Love and Awe
Love and Awe

Love. It’s about appreciation and admiration, about connection on the deepest level. It’s about understanding and closeness almost to the point of unity. Love can bring us to a meeting of minds, to partnership.
The Torah instructs us to love God with all our heart, with all our soul, and with all our might. But how does one come to love God? Maimonides explains that when one stands face to face with creation, with its intricacy and beauty, its exquisitely calibrated functionality, one cannot but fall in love with the Creator behind the creation. One cannot but become imbued with the most total adoration. One cannot but be swept away by an insatiable passion to understand and to search for intimacy with the Force behind it all.


But the closer one approaches, writes Maimonides, the greater the realization of the gulf between Creator and created. The more our love brings us to delve into the mysteries of His world, the more the awareness of His utter uniqueness and inapproachability envelops us. And we retreat in shame that we ever thought to consummate our love with One such as He. And then what we experience is otherness and distance.

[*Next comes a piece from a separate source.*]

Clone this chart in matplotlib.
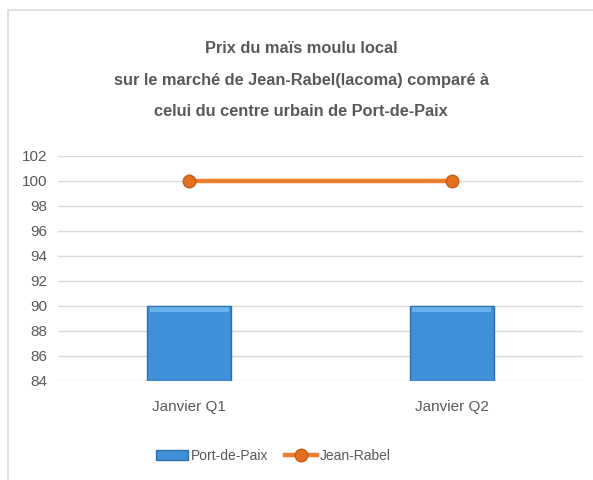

At the same time that the Torah commands us concerning the love of God, it also commands us to experience this awe of the Ineffable. Both of these psychological states are essential to the properly balanced religious personality, and Maimonides seems to imply that ideally, our fate is to forever oscillate between the consciousness of love on the one hand, and the opposing consciousness of awe on the other.


It may be possible, however, to understand and experience the relationship between love of God and awe of God differently. Our Torah portion, Parshat Titzave, introduces us to the eight vestments of the Kohen Gadol, the High Priest. Strangely, the Torah does not present them together, but rather lists six at the outset of the parsha and delays the instruction concerning the remaining two until later. One of these two, the Tzitz, that gold plate engraved with the words Kodesh laShem, Holy unto God, which is to be fastened upon the forehead of the Cohen Gadol, commands the attention of the author of the Hasidic collection of homilies called Mei haShiloach.


By his very nature and by virtue of his status and calling, explains Mei haShiloach, the High Priest is awash in Awe of the Most High. The Tzitz, on the other hand, represents and engenders Devekut, which means intimacy, nigh near total connection. Devakut is about being so absolutely wrapped up in Him so as to leave almost no room for anything else. It is a matter of consummate love of God to the highest degree possible.
The Tzitz is left for the end, says the Mei haShiloach, to indicate that what we have here is a process. Love follows awe, and supersedes it. The paralysis and distance born of awe must forever be left behind. The experience of an unbridgeable chasm between man and God is not one we are to live with forever. There comes a time in a man’s life when the movement of recoiling from His presence is no longer to be cultivated in our psyche as a complement to love, but rather to be banished from consciousness.


But only at the end of a long process. Awe is a prerequisite. Love and intimacy that do not grow from awe as a plant from a seed are doomed to overstep their boundaries and lead to narcissism in which love of self masquerades as closeness to God. The dangers of such self deception are manifold. But after a lifetime of love counterbalanced by awe, there comes a time when we may allow that awe to be overwhelmed and vanquished by a sense of oneness with the One, of clinging to the Divine. Love shall then blossom to the exclusion of all else. Then we shall see with absolute clarity that our very selves and our deeds derive directly from Heaven, and we shall have no fear.